The bill makes significant changes to the way certain commercial properties—particularly special purpose properties and sale lease-back properties—are valued for property tax purposes by requiring that they be valued using the Cost Approach. It also would apply these changes retroactively to March 1, 2015 as follows:
- Real property assessed on or after the March 1, 2015 assessment date would be subject to the new requirements.
- Real property assessed on assessment dates preceding the March 1, 2015 assessment date also would be subject to the new change if an administrative appeal or judicial proceeding concerning the assessment is pending on March 1, 2015, regardless of whether a hearing or oral argument has been held in the administrative appeal or judicial proceeding.
Excluded from this new valuation requirement are various provisions under § 6-1.1-4, such as the assessment of low income rental housing and low income housing eligible for federal income tax credits. Also excluded is the assessment of industrial facilities under § 6-1.1-8.5 and § 6-1.1-8.7 and the assessment of real property after the real property is sold in an arm’s length sale transaction.
Senator Brandt Hershman (R) and Senator John Broden (D) are sponsoring the bill.

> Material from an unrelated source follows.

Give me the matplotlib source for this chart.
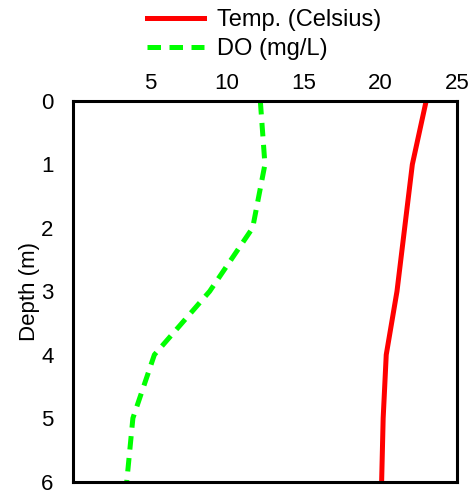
import matplotlib
matplotlib.use("Agg")
import matplotlib.pyplot as plt

depth = [0, 1, 2, 3, 4, 5, 6]
temp = [23.0, 22.1, 21.6, 21.1, 20.4, 20.2, 20.1]
do = [12.2, 12.5, 11.7, 8.9, 5.3, 3.9, 3.5]
x_ticks = [5, 10, 15, 20, 25]
y_ticks = [0, 1, 2, 3, 4, 5, 6]

plt.rcParams['font.family'] = ['Liberation Sans', 'DejaVu Sans']
plt.rcParams['font.size'] = 16

fig = plt.figure(figsize=(4.71, 4.95), dpi=100)
ax = fig.add_axes([0.155, 0.027, 0.815, 0.769])

ax.plot(temp, depth, color='#ff0000', lw=3.6, label='Temp. (Celsius)')
ax.plot(do, depth, color='#00ff00', lw=3.6, ls=(0, (2.7, 1.7)), label='DO (mg/L)')

ax.set_xlim(0, 25)
ax.set_ylim(6, 0)
ax.set_xticks(x_ticks)
ax.set_yticks(y_ticks)
ax.xaxis.tick_top()
ax.tick_params(axis='x', length=0, pad=5)
ax.tick_params(axis='y', length=0, pad=14)
ax.set_ylabel('Depth (m)', labelpad=1)
for s in ax.spines.values():
    s.set_linewidth(2.2)

ax.legend(loc='upper left', bbox_to_anchor=(147 / 471, 1 - 9 / 495),
          bbox_transform=fig.transFigure, frameon=False, borderpad=0,
          borderaxespad=0, handlelength=2.4, handletextpad=0.55,
          labelspacing=0.3, fontsize=17)

fig.savefig('out.png', dpi=100)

Under the bill, any commercial building erected by or for the original owner or user could be designated as “special purpose” property. This significantly broadens the definition of “special purpose” properties and is not consistent with definitions found in property appraisal methodology guides and literature. The end result is that county assessors, boards, and courts could ignore market-based data for these “special purpose” properties.
Ryan Principal Thomas Brannigan said that the cost schedules used within the Cost Approach were deemed unconstitutional in Town of St. John v. State Board of Commissioners (Tax Court – 690 N.E. 2d 370 - 1997) and State Board of Tax Commissioners v. Town of St. John (Indiana Supreme Court - 702 N.E. 2d 1034 - 1998). The Cost Approach is rarely used or considered by market participants when they value real property in market transactions. This bill would reverse much of that and bring the state back to an approach that is more driven by the demands of local government budgets than a uniform and equal assessment system.
Brannigan said that the bill, if passed into law, would result in non-uniform and unequal assessments based solely on whether the utility of the property is to the first occupant or the second. “Two identical properties across the street from one another would have different tax bills based solely on whether someone bought the property from the original owner. Destructively, it retroactively applies a change in the substantive valuation standards to all pending appeals,” Brannigan said.
Ryan, the Council On State Taxation, and other interested parties have voiced major concerns with this bill. Click here for a copy of S.B. 436.
S.B. 436 may be detrimental to existing Indiana businesses and could potentially be a deterrent to prospective businesses looking to develop in Indiana. A bill that takes the state of Indiana back in time to a largely Cost Approach driven method of valuation guarantees ever-steadying increases in property tax bills for those that would erect or occupy new properties. Indiana’s current property tax system is one that is pro-economic development and one that is fair to taxpayers.